### Written request
Restate word for word the lines that begin the listing and end with the line holding "var cLengthRed = [32.4, 34.2, 30.7, 31.8, 30.4, 32.8];".

### Data
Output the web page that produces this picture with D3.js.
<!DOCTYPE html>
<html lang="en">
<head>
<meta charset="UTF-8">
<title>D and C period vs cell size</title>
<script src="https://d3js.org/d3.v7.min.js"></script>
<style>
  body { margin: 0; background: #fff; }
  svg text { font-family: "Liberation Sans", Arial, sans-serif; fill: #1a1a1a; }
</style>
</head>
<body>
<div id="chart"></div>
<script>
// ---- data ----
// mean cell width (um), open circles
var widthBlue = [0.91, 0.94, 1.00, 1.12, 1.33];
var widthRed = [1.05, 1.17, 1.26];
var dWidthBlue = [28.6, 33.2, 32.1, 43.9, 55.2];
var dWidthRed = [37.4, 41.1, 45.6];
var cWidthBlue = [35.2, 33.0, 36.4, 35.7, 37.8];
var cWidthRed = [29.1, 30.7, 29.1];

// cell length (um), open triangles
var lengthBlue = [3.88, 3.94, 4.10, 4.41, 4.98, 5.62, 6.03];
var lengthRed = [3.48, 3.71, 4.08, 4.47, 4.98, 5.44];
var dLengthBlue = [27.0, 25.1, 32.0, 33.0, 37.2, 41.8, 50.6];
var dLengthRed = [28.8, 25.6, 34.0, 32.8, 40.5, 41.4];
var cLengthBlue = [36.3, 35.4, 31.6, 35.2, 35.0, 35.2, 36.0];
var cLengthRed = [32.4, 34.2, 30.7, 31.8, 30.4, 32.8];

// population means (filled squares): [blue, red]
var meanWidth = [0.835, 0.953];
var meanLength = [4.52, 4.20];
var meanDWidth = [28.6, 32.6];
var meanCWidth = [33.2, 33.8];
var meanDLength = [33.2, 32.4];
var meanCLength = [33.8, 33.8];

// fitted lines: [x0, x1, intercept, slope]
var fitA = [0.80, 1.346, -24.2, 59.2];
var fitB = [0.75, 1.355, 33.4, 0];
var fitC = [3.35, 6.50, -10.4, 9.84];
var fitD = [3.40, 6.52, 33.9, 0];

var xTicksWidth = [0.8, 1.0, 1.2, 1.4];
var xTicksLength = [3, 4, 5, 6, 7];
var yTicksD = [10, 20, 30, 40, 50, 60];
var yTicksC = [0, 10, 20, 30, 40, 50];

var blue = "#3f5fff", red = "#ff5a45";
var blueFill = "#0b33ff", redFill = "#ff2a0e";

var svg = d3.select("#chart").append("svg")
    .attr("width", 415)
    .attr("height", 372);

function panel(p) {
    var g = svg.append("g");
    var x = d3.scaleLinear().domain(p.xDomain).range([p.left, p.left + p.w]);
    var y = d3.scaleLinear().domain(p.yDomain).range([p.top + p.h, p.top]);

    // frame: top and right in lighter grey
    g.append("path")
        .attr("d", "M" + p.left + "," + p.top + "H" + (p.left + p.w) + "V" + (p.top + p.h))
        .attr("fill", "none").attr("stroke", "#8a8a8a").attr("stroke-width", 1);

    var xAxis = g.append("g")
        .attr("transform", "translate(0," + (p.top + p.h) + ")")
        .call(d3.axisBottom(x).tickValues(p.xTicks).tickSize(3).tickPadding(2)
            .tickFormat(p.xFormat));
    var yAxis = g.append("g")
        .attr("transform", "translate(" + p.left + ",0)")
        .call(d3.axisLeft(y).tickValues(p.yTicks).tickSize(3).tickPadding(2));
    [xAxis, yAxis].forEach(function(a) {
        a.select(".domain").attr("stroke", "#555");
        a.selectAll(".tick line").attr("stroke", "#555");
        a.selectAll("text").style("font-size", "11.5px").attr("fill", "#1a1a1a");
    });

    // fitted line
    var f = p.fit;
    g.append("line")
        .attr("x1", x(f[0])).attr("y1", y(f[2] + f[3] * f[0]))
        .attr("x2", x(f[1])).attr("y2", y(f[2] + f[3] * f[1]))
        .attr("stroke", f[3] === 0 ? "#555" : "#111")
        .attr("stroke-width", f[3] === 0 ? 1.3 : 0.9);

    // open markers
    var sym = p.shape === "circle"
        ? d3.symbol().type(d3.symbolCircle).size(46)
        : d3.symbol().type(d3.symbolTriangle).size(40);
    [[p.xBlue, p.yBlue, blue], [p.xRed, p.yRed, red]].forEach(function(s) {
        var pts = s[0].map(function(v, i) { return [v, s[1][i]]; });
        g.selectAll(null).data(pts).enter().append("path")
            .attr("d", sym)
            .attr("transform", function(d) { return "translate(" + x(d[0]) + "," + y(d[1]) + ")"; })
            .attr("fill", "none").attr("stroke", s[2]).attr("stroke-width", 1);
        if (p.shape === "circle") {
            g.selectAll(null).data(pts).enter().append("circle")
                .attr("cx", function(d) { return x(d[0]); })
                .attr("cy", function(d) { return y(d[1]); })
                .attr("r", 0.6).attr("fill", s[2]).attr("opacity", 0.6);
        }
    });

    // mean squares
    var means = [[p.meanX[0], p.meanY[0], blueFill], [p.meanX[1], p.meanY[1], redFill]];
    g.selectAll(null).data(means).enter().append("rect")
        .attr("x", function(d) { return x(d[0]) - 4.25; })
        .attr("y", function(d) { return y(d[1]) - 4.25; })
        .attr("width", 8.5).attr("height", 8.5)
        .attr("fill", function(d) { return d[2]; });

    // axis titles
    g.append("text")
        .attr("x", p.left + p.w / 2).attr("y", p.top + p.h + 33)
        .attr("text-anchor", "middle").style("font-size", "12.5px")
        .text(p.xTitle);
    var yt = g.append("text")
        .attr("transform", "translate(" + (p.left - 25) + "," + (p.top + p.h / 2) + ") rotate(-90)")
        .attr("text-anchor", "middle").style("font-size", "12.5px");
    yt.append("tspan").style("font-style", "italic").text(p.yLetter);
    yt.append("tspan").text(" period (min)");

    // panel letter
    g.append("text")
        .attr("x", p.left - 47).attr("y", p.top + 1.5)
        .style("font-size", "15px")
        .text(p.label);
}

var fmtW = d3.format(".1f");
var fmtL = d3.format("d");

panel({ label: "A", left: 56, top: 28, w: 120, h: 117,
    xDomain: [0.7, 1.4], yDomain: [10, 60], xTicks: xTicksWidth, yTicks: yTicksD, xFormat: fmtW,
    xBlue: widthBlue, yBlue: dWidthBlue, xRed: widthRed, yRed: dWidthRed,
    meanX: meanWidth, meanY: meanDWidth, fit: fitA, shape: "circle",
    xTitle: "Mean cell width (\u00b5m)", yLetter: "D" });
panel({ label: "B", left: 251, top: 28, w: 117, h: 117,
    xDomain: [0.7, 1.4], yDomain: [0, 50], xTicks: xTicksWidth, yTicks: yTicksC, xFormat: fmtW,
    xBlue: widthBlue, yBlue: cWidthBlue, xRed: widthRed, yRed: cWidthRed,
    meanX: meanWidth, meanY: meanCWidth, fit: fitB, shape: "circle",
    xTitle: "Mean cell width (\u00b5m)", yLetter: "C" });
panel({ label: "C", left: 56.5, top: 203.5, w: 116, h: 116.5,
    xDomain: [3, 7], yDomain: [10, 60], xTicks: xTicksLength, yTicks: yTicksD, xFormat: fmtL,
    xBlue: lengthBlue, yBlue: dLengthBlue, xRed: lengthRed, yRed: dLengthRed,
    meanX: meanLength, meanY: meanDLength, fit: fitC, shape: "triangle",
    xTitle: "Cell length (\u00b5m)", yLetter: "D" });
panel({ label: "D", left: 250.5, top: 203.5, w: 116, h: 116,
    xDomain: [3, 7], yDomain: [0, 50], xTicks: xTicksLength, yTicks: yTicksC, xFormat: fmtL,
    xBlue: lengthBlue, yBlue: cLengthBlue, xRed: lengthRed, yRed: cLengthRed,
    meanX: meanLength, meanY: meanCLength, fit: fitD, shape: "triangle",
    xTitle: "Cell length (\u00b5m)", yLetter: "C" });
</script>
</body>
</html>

### Answer
Output the web page that produces this picture with D3.js.
<!DOCTYPE html>
<html lang="en">
<head>
<meta charset="UTF-8">
<title>D and C period vs cell size</title>
<script src="https://d3js.org/d3.v7.min.js"></script>
<style>
  body { margin: 0; background: #fff; }
  svg text { font-family: "Liberation Sans", Arial, sans-serif; fill: #1a1a1a; }
</style>
</head>
<body>
<div id="chart"></div>
<script>
// ---- data ----
// mean cell width (um), open circles
var widthBlue = [0.91, 0.94, 1.00, 1.12, 1.33];
var widthRed = [1.05, 1.17, 1.26];
var dWidthBlue = [28.6, 33.2, 32.1, 43.9, 55.2];
var dWidthRed = [37.4, 41.1, 45.6];
var cWidthBlue = [35.2, 33.0, 36.4, 35.7, 37.8];
var cWidthRed = [29.1, 30.7, 29.1];

// cell length (um), open triangles
var lengthBlue = [3.88, 3.94, 4.10, 4.41, 4.98, 5.62, 6.03];
var lengthRed = [3.48, 3.71, 4.08, 4.47, 4.98, 5.44];
var dLengthBlue = [27.0, 25.1, 32.0, 33.0, 37.2, 41.8, 50.6];
var dLengthRed = [28.8, 25.6, 34.0, 32.8, 40.5, 41.4];
var cLengthBlue = [36.3, 35.4, 31.6, 35.2, 35.0, 35.2, 36.0];
var cLengthRed = [32.4, 34.2, 30.7, 31.8, 30.4, 32.8];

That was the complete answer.